My Lords, connected to that question, I congratulate my noble friend the Foreign Secretary on his success in getting a long-term British commitment to Ukraine in military aid for its defence against Russia; I think we have committed something like £3 billion per year until 2030. On its own, of course, that will not be enough. We need other countries to make the same sort of long-term commitment. What can this Government do to persuade other Governments to back what we have done?

The best thing we have done is to announce that the £3 billion— the noble Lord is right about that figure—is not just for this year and next year but for as many years as Ukraine needs it. That gives us the ability, just as with the 2.5% spending pledge, to go to other partners in NATO and elsewhere and say, “We have made this pledge. If you make this pledge too, we can give Ukrainians the certainty they need that the money will be there to support not just the munitions but the vital economic measures that they need as well”.

My Lords, in previous debates on sanctions I have raised questions about the ability of Ministers to exempt British Overseas Territories from the shipping components of our sanctions. Can the Foreign Secretary reassure me that not one single member of the shadow fleet will be able to get a landing licence into a British Overseas Territory?
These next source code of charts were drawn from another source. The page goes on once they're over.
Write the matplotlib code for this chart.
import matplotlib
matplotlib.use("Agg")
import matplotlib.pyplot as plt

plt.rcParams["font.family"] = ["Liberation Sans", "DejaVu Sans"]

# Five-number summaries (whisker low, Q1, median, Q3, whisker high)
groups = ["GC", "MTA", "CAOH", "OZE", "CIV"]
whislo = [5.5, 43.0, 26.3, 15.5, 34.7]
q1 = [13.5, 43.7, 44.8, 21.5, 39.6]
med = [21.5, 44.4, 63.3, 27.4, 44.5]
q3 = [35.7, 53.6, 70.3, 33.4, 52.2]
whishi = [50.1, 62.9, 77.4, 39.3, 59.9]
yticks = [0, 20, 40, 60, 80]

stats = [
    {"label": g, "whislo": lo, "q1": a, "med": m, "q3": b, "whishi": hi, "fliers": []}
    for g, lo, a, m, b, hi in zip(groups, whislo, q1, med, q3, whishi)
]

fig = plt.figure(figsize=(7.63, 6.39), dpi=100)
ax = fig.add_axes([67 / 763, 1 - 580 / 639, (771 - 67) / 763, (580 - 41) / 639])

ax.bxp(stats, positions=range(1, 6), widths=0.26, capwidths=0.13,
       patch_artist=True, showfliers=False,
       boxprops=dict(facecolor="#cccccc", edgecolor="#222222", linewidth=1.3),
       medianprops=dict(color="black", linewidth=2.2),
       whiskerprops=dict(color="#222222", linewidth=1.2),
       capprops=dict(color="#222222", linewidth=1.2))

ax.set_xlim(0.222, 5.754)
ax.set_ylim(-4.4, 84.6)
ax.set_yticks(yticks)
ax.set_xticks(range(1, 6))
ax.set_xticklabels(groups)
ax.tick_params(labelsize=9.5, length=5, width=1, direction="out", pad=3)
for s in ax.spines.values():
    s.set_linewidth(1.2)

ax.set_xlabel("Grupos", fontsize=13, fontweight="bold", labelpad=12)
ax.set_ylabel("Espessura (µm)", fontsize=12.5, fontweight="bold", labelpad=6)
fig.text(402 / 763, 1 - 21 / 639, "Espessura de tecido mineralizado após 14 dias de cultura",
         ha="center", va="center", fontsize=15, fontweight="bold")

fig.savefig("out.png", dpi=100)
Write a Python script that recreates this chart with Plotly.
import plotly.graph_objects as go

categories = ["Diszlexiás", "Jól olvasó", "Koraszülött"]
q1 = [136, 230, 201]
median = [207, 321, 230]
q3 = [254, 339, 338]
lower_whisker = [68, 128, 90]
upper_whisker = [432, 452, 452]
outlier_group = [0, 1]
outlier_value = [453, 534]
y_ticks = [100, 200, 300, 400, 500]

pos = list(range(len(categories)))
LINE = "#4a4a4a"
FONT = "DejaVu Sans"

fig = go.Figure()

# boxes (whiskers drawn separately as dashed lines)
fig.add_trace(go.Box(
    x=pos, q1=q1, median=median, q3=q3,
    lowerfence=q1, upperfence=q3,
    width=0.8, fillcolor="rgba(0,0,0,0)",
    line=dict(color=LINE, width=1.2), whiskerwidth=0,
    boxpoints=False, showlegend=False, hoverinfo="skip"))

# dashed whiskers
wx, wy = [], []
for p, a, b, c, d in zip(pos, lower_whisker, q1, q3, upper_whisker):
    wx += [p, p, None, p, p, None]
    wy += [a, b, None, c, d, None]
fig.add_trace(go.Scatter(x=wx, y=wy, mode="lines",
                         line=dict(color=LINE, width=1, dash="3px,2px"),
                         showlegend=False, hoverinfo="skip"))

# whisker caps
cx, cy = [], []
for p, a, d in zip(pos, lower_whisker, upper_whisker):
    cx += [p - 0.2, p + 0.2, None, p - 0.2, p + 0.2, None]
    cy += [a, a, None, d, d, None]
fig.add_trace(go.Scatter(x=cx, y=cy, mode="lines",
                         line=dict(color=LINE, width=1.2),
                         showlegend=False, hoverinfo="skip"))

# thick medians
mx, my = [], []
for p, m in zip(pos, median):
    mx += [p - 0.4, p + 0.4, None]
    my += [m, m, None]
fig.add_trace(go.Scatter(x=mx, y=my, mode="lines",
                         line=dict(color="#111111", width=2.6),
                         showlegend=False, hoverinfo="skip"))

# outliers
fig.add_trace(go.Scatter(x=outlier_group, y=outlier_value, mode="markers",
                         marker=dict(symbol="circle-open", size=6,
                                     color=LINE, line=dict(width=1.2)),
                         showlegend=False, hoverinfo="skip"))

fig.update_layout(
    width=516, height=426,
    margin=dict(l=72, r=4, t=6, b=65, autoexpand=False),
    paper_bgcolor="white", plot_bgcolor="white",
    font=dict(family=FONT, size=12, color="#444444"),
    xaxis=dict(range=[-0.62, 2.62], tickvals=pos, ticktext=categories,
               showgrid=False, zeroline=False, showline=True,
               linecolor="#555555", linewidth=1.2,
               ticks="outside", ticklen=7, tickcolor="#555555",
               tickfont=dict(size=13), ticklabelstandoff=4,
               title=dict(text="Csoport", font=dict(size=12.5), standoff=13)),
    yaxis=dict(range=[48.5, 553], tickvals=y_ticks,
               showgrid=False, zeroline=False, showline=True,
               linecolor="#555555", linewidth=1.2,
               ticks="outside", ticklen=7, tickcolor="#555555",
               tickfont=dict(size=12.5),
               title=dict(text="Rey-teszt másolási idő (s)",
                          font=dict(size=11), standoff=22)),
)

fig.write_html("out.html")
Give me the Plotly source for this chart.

That is an excellent question. I will double check, but my understanding is that we are trying to track this shadow fleet wherever it goes, and use that information so that countries can use environmental legislation, insurance legislation and other legislation to confiscate shipments and stop them moving. That must be the case in our overseas territories, but I will double check that it is so.
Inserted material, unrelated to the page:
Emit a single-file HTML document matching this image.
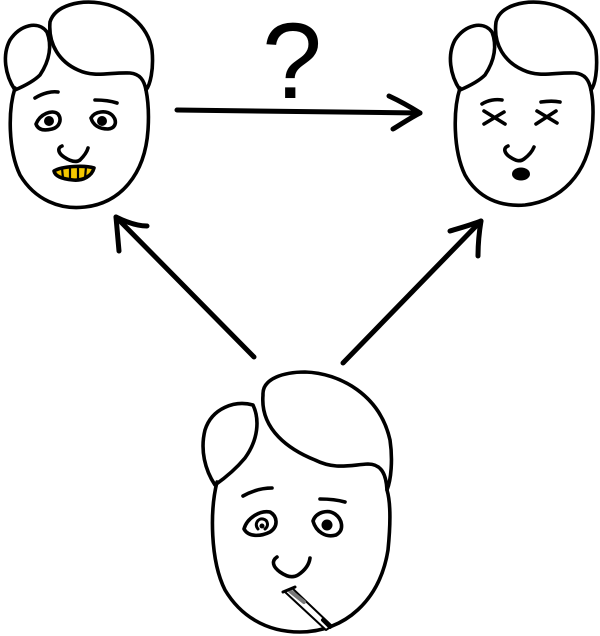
<!DOCTYPE html>
<html><head><meta charset="utf-8"><style>
html,body{margin:0;padding:0;background:#fff;width:600px;height:636px;overflow:hidden}
svg{display:block}
</style></head><body>
<svg width="600" height="636" viewBox="0 0 600 636" xmlns="http://www.w3.org/2000/svg" fill="none" stroke="#000" stroke-width="3.6" stroke-linecap="round" stroke-linejoin="round">
<!-- LEFT FACE -->
<g>
  <path d="M15,88 C8,110 8,150 20,175 C35,200 60,210 85,207 C120,203 145,175 148,130 C149,115 148,100 146,90"/>
  <path d="M15,90 C5,75 2,55 10,40 C20,25 38,20 47,32 C52,45 50,60 40,75 C33,82 22,87 15,90"/>
  <path d="M50,22 C55,5 80,0 100,3 C125,7 148,25 152,50 C154,70 150,85 146,90 C144,80 140,74 130,73 C110,72 95,78 78,70 C60,62 48,45 50,22"/>
  <path d="M35,98 C43,93 52,91 58,92"/>
  <path d="M95,100 C104,100 111,101 117,103"/>
  <path d="M36,124 C40,114 52,109 58,114 C62,119 60,127 52,129 C44,131 38,130 36,124Z"/>
  <circle cx="49" cy="121" r="5" fill="#000" stroke="none"/>
  <path d="M91,118 C95,111 106,110 112,115 C117,120 117,128 108,129 C99,129 93,125 91,118Z"/>
  <circle cx="102" cy="121" r="5" fill="#000" stroke="none"/>
  <path d="M62,146 C57,148 58,153 64,157 C70,161 76,163 80,160 C84,156 87,152 88,148"/>
  <path d="M54,171 C62,166 85,165 94,168 C92,176 83,181 73,180 C62,179 55,176 54,171Z" fill="#f5c800"/>
  <path d="M62,168 L63,178 M70,167 L70,180 M78,167 L78,180 M86,167 L85,178" stroke-width="2.2"/>
</g>
<!-- RIGHT FACE -->
<g>
  <path d="M460,88 C453,110 453,150 465,175 C478,198 500,207 525,205 C560,201 588,175 592,130 C594,112 593,100 591,90"/>
  <path d="M460,90 C450,75 447,55 455,40 C465,25 483,20 492,32 C497,45 495,60 485,75 C478,82 467,87 460,90"/>
  <path d="M496,22 C500,5 525,0 545,3 C570,7 592,25 596,50 C598,70 595,85 591,90 C589,80 585,74 575,73 C555,72 540,78 523,70 C505,62 493,45 496,22"/>
  <path d="M482,104 C488,100 496,99 502,100"/>
  <path d="M541,102 C548,101 555,101 560,102"/>
  <path d="M484,111 L505,124 M504,112 L484,124"/>
  <path d="M537,111 L557,123 M556,111 L536,124"/>
  <path d="M508,146 C503,148 504,153 510,157 C516,161 520,162 524,159 C528,156 532,152 534,147"/>
  <ellipse cx="521" cy="174" rx="9" ry="6.5" fill="#000" stroke="none"/>
</g>
<!-- BOTTOM FACE -->
<g>
  <path d="M217,482 C210,510 210,560 225,590 C240,615 265,632 300,632 C345,632 380,600 388,550 C391,520 390,500 387,490"/>
  <path d="M215,485 C205,470 200,450 205,430 C212,408 235,400 253,405 C260,420 258,440 245,458 C235,470 225,478 215,485"/>
  <path d="M263,395 C262,378 285,372 305,372 C340,373 380,395 390,440 C393,460 391,480 387,490 C386,472 380,464 368,464 C350,465 335,470 315,460 C290,450 260,430 263,395"/>
  <path d="M243,496 C252,491 262,488 272,488"/>
  <path d="M320,499 C330,499 338,500 345,502"/>
  <path d="M244,529 C247,518 260,510 270,512 C277,516 279,526 270,532 C262,536 249,538 244,529Z"/>
  <path d="M258,529 C254,524 258,518 263,519 C268,520 269,526 265,529" stroke-width="3"/>
  <circle cx="262" cy="526" r="2.5" fill="#000" stroke="none"/>
  <path d="M313,521 C316,512 328,509 335,514 C342,519 345,530 336,535 C326,538 316,532 313,521Z"/>
  <circle cx="327" cy="525" r="5.5" fill="#000" stroke="none"/>
  <path d="M277,557 C271,561 273,567 280,572 C287,577 293,578 298,575 C304,571 309,566 310,558"/>
  <path d="M285,592 L292,588 L332,626 L326,630 Z" stroke-width="2" fill="#fff"/>
  <path d="M290,591 L304,602" stroke="#777" stroke-width="4"/>
  <path d="M323,620 L330,627" stroke-width="4"/>
  <path d="M283,592 L295,587" stroke-width="3"/>
</g>
<!-- ARROWS -->
<g stroke-width="5">
  <path d="M177,110 C260,111 340,112 420,113"/>
  <path d="M389,96 C402,102 412,108 420,113 C410,118 400,125 393,129"/>
  <path d="M254,357 L116,217"/>
  <path d="M119,251 C118,240 117,228 116,217 C126,222 137,226 147,226"/>
  <path d="M343,363 L481,221"/>
  <path d="M450,231 C460,228 471,225 481,221 C479,233 478,245 478,256"/>
</g>
<text x="262" y="98" font-family="Liberation Sans, sans-serif" font-size="108" fill="#000" stroke="none">?</text>
</svg>
</body></html>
The Secretary of State is quite wrong that it is in other capitals that the Russians have the greatest investment. The greatest Russian investment is here in London; it is in property, and in Abramovich’s sale of Chelsea FC—all that money is here. The Secretary of State said at the previous Question Time, as he has said before, that he wants to do something about this, but he is doing nothing about it. The European Union is calling for action; at the last meeting of the Council of Europe, I took part in a debate where the Council of Europe almost unanimously asked the United Kingdom to do something about it. Why is he not doing it? What legal obstructions or impediments are stopping him taking real action?
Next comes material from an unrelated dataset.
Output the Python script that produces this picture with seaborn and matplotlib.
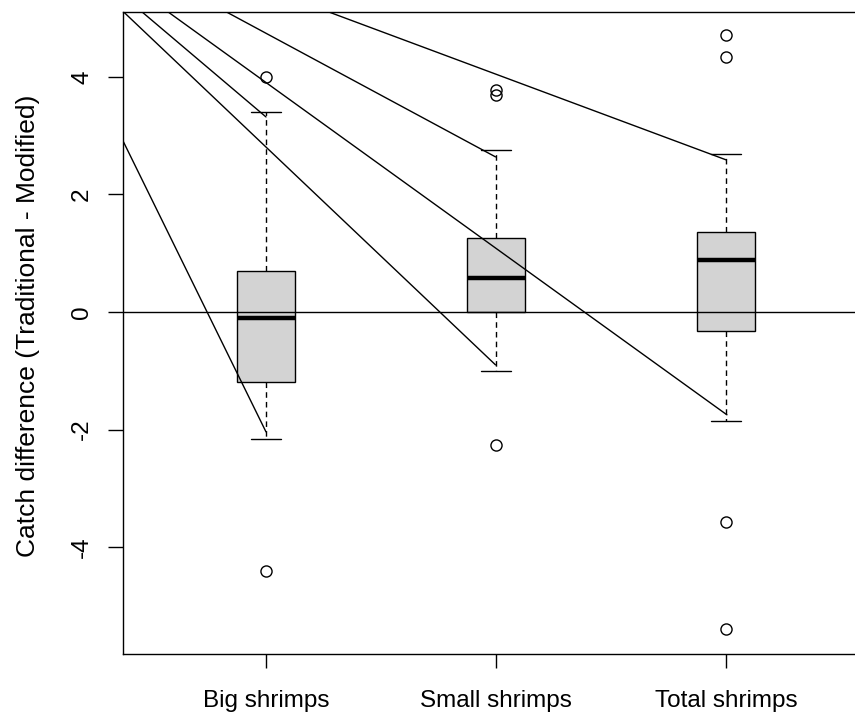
import matplotlib
matplotlib.use("Agg")
import matplotlib.pyplot as plt
import seaborn as sns
import pandas as pd

# ---- data ----
categories = ["Big shrimps", "Small shrimps", "Total shrimps"]
big_shrimps = [-4.40, -2.16, -1.60, -1.20, -0.80, -0.45, -0.10, 0.20, 0.45, 0.70, 1.50, 3.41, 4.00]
small_shrimps = [-2.26, -1.01, -0.50, 0.00, 0.20, 0.40, 0.58, 0.80, 1.00, 1.26, 2.75, 3.70, 3.78]
total_shrimps = [-5.40, -3.57, -1.86, -0.32, 0.10, 0.50, 0.88, 1.00, 1.20, 1.36, 2.69, 4.34, 4.71]

# slanted reference lines (start -> end), category axis units
seg_x0 = [-0.620, -0.620, -0.540, -0.427, -0.174, 0.270]
seg_y0 = [2.899, 5.111, 5.111, 5.111, 5.111, 5.111]
seg_x1 = [0.000, 0.998, 0.000, 2.004, 0.998, 2.000]
seg_y1 = [-2.04, -0.90, 3.32, -1.75, 2.64, 2.59]

y_ticks = [-4, -2, 0, 2, 4]
y_label = "Catch difference (Traditional - Modified)"

df = pd.concat([
    pd.DataFrame({"group": categories[0], "value": big_shrimps}),
    pd.DataFrame({"group": categories[1], "value": small_shrimps}),
    pd.DataFrame({"group": categories[2], "value": total_shrimps}),
])

sns.set_style("ticks")
plt.rcParams["font.family"] = ["Liberation Sans", "DejaVu Sans"]
plt.rcParams["text.color"] = "black"
plt.rcParams["axes.labelcolor"] = "black"
plt.rcParams["xtick.color"] = "black"
plt.rcParams["ytick.color"] = "black"

fig = plt.figure(figsize=(8.55, 7.17), dpi=100)
ax = fig.add_axes([0.1442, 0.08787, 0.8718, 0.8958])

sns.boxplot(
    data=df, x="group", y="value", order=categories, ax=ax,
    width=0.253, whis=1.5, color="#D3D3D3", linecolor="black", linewidth=1.0,
    medianprops=dict(linewidth=3.2, color="black", solid_capstyle="butt"),
    whiskerprops=dict(linestyle=(0, (4, 3)), color="black", linewidth=1.0),
    capprops=dict(color="black", linewidth=1.0),
    flierprops=dict(marker="o", markerfacecolor="none", markeredgecolor="black",
                    markersize=8, markeredgewidth=1.0),
    boxprops=dict(edgecolor="black", linewidth=1.0),
)

ax.axhline(0, color="black", linewidth=1.0, zorder=5)
for x0, y0, x1, y1 in zip(seg_x0, seg_y0, seg_x1, seg_y1):
    ax.plot([x0, x1], [y0, y1], color="black", linewidth=1.0, zorder=5)

ax.set_xlim(-0.6204, 2.6204)
ax.set_ylim(-5.821, 5.111)
ax.set_yticks(y_ticks)
ax.set_yticklabels([str(t) for t in y_ticks], rotation=90, va="center", fontsize=17.5, color="black")
ax.set_xticks(range(len(categories)))
ax.set_xticklabels(categories, fontsize=17.5, color="black")
ax.tick_params(axis="y", length=10.8, width=1.0, pad=11, color="black", labelcolor="black")
ax.tick_params(axis="x", length=10.0, width=1.0, pad=16, color="black", labelcolor="black")
ax.set_xlabel("")
ax.set_ylabel(y_label, fontsize=19, color="black")
ax.yaxis.set_label_coords(-0.1114, 0.511)

for side in ["left", "bottom", "top"]:
    ax.spines[side].set_visible(True)
    ax.spines[side].set_color("black")
    ax.spines[side].set_linewidth(1.0)
ax.spines["right"].set_visible(False)

fig.savefig("out.png", dpi=100)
We have taken real action: we have sanctioned 2,000 individuals and entities under the Russia sanctions regime, over 1,700 of which were sanctioned since the full-scale invasion. We have taken huge steps. The point I would make is that there is a difference in scale, even with the riches of Abramovich—and we will come on to that—between the individuals who we have sanctioned and the Russian sovereign assets that are invested in things such as Euroclear and central banks in Europe and elsewhere. There is a difference in scale, and that is why the windfall interest from them is so important. On the issue of Abramovich, we are doing everything we can to try to make sure that this massive amount of money, which is in trust, can start flowing into Ukraine for the benefit of Ukrainian people and Ukrainian charities. It is a complicated issue—I can go into more detail if the noble Lord would like—but we are working very hard on it.